From the listing below, copy word for word every line starting at the one that includes "Write a Python" and ending at the one that includes "from bokeh.resources import INLINE"; the pictures are omitted.

(Entries with chart source code)
+---+

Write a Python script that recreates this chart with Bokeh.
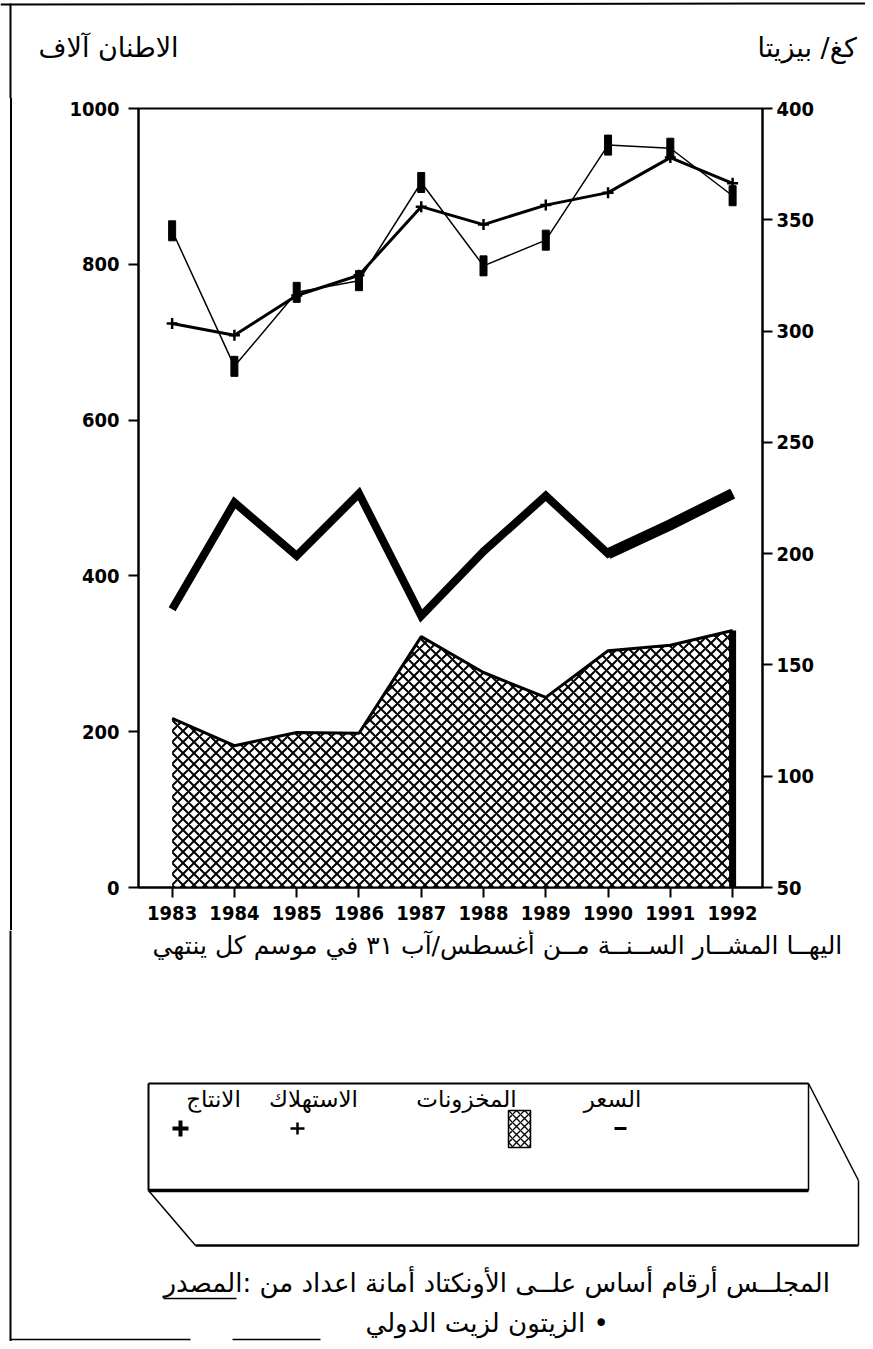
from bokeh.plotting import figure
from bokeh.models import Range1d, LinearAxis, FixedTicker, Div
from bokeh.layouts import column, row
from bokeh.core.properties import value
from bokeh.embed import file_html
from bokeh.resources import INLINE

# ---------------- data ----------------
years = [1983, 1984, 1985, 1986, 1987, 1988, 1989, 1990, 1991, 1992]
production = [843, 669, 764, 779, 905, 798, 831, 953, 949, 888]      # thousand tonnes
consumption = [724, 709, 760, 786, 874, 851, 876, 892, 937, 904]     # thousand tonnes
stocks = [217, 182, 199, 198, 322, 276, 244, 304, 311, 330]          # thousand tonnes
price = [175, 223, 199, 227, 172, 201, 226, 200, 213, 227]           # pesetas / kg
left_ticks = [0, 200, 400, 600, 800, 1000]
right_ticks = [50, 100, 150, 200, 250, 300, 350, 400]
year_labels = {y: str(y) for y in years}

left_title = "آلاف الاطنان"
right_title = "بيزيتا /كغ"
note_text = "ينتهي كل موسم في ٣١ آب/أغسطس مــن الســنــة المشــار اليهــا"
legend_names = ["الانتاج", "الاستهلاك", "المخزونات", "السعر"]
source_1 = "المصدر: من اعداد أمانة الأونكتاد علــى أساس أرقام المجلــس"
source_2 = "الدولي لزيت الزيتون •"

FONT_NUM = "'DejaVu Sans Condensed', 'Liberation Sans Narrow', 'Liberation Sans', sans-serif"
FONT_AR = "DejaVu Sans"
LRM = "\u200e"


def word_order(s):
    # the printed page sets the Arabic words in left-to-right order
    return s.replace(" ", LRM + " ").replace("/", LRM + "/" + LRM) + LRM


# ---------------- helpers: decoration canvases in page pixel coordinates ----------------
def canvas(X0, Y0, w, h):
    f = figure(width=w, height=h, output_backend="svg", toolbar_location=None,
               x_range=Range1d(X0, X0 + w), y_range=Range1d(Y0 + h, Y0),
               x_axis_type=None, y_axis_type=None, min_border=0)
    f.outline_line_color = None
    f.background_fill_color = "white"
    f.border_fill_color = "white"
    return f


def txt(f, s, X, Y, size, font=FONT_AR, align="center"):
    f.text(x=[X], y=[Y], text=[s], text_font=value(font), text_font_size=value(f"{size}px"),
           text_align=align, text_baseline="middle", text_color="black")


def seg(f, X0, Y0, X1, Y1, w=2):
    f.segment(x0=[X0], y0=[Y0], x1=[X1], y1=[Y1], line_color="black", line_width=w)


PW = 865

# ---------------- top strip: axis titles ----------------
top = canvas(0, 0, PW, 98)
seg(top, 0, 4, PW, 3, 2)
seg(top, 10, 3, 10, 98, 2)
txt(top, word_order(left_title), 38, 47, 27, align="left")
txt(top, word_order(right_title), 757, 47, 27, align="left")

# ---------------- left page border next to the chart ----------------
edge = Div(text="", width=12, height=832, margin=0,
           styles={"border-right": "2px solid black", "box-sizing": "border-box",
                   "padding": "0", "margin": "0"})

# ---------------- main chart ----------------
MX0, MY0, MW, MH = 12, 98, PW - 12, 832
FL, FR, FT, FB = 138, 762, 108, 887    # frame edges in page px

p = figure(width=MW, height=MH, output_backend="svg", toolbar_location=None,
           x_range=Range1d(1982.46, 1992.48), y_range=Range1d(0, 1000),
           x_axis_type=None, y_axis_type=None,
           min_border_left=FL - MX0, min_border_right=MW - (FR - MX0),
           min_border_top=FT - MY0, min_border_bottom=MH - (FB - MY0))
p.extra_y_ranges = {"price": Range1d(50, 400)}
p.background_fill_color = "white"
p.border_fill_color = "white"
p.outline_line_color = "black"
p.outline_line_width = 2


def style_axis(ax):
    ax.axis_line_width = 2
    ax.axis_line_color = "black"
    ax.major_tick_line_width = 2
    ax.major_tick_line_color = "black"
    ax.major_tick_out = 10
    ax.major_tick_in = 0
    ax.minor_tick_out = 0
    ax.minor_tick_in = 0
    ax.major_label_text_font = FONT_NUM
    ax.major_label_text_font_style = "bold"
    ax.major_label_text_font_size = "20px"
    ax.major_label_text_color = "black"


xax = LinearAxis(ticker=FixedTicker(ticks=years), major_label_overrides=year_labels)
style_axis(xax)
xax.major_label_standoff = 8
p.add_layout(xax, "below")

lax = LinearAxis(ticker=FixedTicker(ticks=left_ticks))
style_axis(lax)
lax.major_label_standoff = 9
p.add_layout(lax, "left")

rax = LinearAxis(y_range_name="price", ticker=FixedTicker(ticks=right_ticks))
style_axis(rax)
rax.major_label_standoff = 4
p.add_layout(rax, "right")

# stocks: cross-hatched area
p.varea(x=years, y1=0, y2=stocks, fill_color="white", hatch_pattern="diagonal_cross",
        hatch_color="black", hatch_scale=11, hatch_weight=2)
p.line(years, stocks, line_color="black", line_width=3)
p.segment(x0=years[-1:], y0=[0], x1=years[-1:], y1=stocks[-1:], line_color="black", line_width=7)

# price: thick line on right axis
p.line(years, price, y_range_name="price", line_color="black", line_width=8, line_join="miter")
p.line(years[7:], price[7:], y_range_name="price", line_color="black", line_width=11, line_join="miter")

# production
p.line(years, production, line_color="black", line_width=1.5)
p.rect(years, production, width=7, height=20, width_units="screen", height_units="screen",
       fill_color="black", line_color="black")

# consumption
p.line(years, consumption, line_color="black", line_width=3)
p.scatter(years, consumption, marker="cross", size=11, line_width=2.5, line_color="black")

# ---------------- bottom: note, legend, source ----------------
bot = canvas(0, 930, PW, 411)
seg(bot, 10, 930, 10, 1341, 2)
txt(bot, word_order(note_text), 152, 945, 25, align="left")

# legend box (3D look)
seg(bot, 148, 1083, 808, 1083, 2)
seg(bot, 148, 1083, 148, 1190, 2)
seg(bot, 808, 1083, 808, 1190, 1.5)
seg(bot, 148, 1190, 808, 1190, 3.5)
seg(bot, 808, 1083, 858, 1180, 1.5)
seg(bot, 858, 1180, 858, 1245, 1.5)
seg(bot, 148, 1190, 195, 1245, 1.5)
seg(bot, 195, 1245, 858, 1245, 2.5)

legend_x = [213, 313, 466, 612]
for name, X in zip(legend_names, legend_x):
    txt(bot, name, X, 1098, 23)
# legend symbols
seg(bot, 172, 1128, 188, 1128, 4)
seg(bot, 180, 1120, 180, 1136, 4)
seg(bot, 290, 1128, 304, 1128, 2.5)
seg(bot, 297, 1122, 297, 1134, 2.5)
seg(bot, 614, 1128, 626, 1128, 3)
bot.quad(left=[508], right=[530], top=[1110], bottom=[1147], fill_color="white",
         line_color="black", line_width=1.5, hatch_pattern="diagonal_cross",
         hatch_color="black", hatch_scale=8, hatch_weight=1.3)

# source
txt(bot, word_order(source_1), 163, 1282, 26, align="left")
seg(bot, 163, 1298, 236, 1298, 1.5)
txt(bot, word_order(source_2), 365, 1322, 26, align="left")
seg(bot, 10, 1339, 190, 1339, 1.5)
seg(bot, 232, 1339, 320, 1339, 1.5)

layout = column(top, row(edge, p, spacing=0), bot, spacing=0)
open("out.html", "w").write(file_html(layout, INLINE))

+---+

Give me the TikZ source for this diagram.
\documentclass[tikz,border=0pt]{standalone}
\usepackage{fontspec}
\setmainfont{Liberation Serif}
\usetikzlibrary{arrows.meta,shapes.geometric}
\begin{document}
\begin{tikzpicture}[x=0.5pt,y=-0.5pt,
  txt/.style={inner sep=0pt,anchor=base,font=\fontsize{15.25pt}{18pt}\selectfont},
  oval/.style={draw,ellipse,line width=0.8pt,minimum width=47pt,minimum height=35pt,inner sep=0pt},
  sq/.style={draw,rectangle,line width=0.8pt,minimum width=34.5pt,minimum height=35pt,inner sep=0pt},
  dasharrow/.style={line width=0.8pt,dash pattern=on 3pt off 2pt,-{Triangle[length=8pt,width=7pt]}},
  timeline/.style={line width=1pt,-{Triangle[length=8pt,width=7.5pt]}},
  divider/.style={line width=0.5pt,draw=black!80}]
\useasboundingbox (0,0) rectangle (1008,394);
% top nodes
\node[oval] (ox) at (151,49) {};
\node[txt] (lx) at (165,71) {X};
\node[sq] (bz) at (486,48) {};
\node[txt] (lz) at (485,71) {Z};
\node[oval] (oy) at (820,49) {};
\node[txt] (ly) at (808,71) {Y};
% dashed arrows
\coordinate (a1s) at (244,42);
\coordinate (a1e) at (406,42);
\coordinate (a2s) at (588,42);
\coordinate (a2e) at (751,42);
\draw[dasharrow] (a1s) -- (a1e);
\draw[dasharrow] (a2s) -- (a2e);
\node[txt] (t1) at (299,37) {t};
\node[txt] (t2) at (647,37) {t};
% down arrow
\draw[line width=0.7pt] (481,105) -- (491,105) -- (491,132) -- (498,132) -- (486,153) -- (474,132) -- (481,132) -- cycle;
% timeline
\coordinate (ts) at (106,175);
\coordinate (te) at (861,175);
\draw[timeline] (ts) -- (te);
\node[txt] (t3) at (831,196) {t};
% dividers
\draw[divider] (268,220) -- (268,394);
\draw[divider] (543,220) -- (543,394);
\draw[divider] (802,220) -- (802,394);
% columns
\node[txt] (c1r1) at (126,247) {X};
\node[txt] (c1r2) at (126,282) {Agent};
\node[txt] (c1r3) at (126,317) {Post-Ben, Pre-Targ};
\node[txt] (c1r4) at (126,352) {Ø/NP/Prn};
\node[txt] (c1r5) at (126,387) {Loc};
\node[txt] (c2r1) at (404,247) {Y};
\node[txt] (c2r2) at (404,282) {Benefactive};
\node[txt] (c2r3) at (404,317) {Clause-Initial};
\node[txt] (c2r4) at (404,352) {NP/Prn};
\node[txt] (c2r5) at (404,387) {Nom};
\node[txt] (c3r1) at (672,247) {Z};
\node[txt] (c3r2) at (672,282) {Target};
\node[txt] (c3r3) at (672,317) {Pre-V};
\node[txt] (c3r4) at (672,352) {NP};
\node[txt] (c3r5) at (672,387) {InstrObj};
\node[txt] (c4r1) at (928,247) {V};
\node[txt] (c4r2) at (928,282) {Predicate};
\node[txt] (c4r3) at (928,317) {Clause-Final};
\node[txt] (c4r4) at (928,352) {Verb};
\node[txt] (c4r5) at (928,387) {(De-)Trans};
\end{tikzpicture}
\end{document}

+---+

Exercise result:
Write a Python script that recreates this chart with Bokeh.
from bokeh.plotting import figure
from bokeh.models import Range1d, LinearAxis, FixedTicker, Div
from bokeh.layouts import column, row
from bokeh.core.properties import value
from bokeh.embed import file_html
from bokeh.resources import INLINE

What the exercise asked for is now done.